At 48, Dave Hannah is president and CEO of Reliance Steel & Aluminum Co., one of the nation’s largest metal service firms. He attributes his rise to “being in the right place at the right time.”

But read between the lines: There’s more to his success. While luck played a role, so did hard work and alliance building.

WS: Were you ambitious early in your career?

Hannah: It wasn’t ambition so much as the nature of my work. When I got out of college, I was a public accountant for nine years. In public accounting, you either move up or out. It’s not like you can stay a senior accountant for good.

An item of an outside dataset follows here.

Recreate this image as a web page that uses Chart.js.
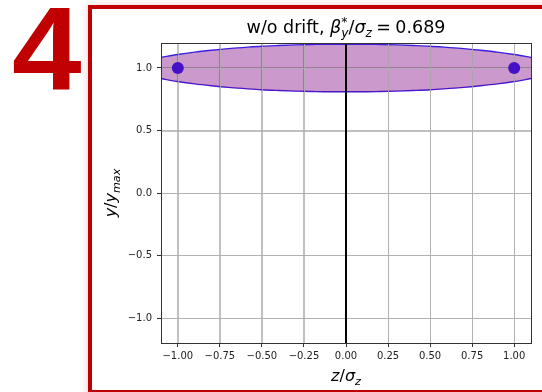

WS: So you chose “up” over “out?”

Hannah: Reliance was a client of ours. I had worked on its accounting for a few years when one of our other accounting managers left our firm. That left me as the main accountant working with Reliance, and I got more exposure to its senior people. Had that manager not left my firm, I may never have had a chance to work so closely with Reliance and ultimately join the company.

WS: So it was fate?

Hannah: At that point, yes. I started at Reliance as chief financial officer. But I tried to learn and listen, and that helped me do well.

WS: Can you give an example?

Hannah: In the early going we were expanding, and I recall meeting with a business owner to negotiate our buying his business. I didn’t say a word the first few meetings. I had never been through this before, so I let him tell me what he wanted. Pretty soon, I found myself doing more and talking more because I understood more. I began to say more only when I could make a contribution.

WS: When you meet your employees, can you tell which ones will rise faster?

Hannah: Not always. I look for people who are excited about what they’re doing. They get me excited, too. With over 4,000 employees in 21 states, it’s hard for me to get to know everybody. So I ask managers to identify the people who they think are good candidates to advance. I’ll make a special effort to meet those people when I visit.

WS: What makes certain employees stand out?

Hannah: First impressions are important, and some people seem comfortable expressing themselves. Sometimes—based on my position— people are nervous around me. But I’ll usually ask an icebreaker like “How’s business?” and see what they say.

WS: What’s a good answer?

Hannah: Something business-related that captures my attention. If an employee is turning inventories more often, tell me about it. Give a few quick facts. Calculate how your work affects the bottom line, and let me know the good news.